Clarin Education Module Visual Representation: ePistolarium (Eng)

This CLARIN-Education module aims at getting students acquainted with visual analytical methods using the tool ePistolarium developed within the context of the project Circulation of Knowledge and learned practices in the 17th Century Dutch Republic. A Web-based Humanities collaboratory on correspondences. The website ckcc.huygens.knaw.nl (tab Home) provides a general description of the project and an instruction video for using the ePistolarium tool.

The ePistolarium tool has been developed, in the context of a NWO- Middle Infrastructure grant of the Netherlands Organization of Science (NWO) with additional funding of CLARIN Europe and CLARIN Netherlands with the aim to analyse and visualise themes of interest and debates in 17th century networks of Dutch scholars or scientists working in the Dutch Republic in a corpus of approximately 20,000 letters of scholars such as, Constantijn and Christiaan Huygens, Descartes, Grotius, Swammerdam, Barlaeus, Beeckman and Van Nierop.
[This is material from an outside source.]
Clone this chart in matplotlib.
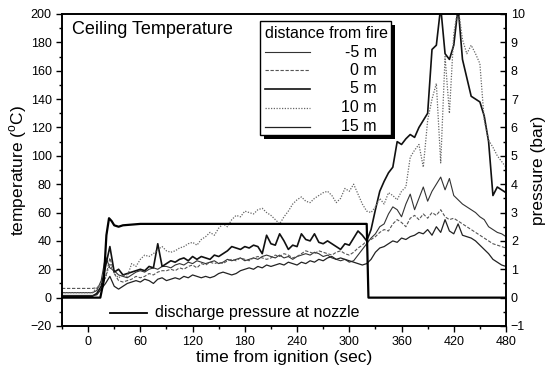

The various analytical and visualization methods are described in detail on the web page: “Methodology” and the web page: “First experiments” provides brief reports of tests with the ePistolarium tool.

Daan Wegener (PhD), historian and philosopher of science and natural sciences teacher developed on commission of the Huygens Institute for the History of the Netherlands three overarching case studies containing sub cases, assignments and research questions to test the tool and to enable comparisons with similar projects analyzing the Republic of Letters.
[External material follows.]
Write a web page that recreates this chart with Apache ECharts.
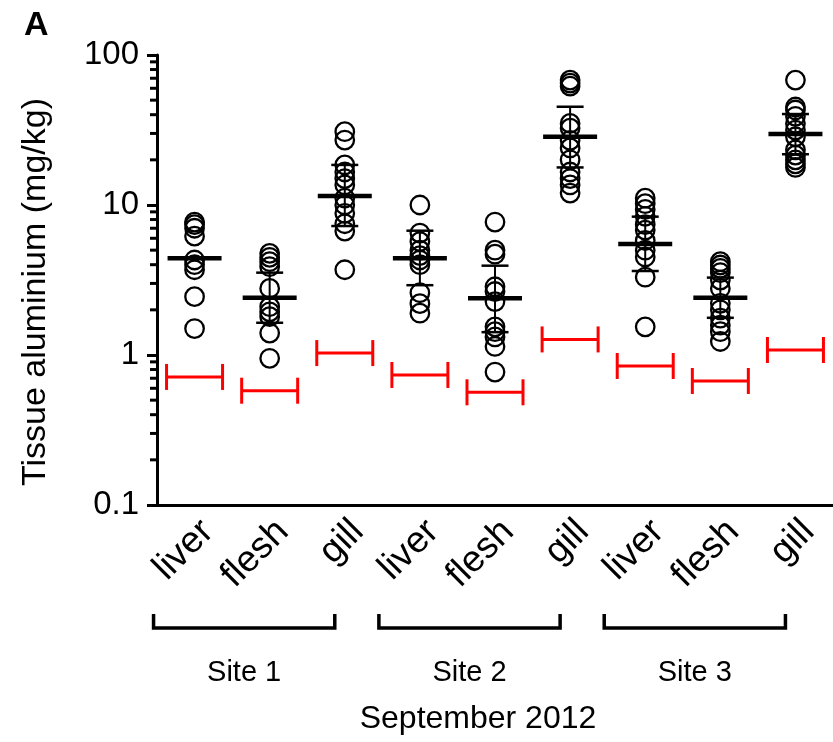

  • 1. The first case concerns the reception of Aristotle in the Republic of Letters within the context of the mechanical philosophy of Descartes and within the context of the growing interest in mathematical descriptions of nature that both implied a rejection of Aristotelian views. The assignments focus on mappings  of the role of Aristotle in various correspondence networks.
    Download case 1.
  • 2. Aristotle returns in the second case study around the debate between René Descartes and his most important opponent in the Dutch Republic, Gisbertus Voetius. The assignments gets the user acquainted with two facilities of the ePistolarium tool: mappings of people that are mentioned together in the same letters in so-called co-citation networks and visualizations of the geographical distribution of ideas (circulation of knowledge). Moreover, the user can make comparisons with similar projects such as Mapping the Republic of Letters (Stanford University) and Cultures of Knowledge (Oxford University).
    Download case 2.
  • 3. “Geen nieuws van betekenis” (No important News) focuses on the role of news in the Republic of Letters.
    Download case 3.

In this assignment students are taught how to refine their queries in order to answer a research question regarding the news. Furthermore, it addresses the issue of reciprocity in intellectual networks, a recurrent theme in the historiography of correspondences between scholars in the Republic of Letters. Moreover, it demonstrates an experiment with data in the Huygens Institute for the History of the Netherlands in which the reciprocity  in the correspondences.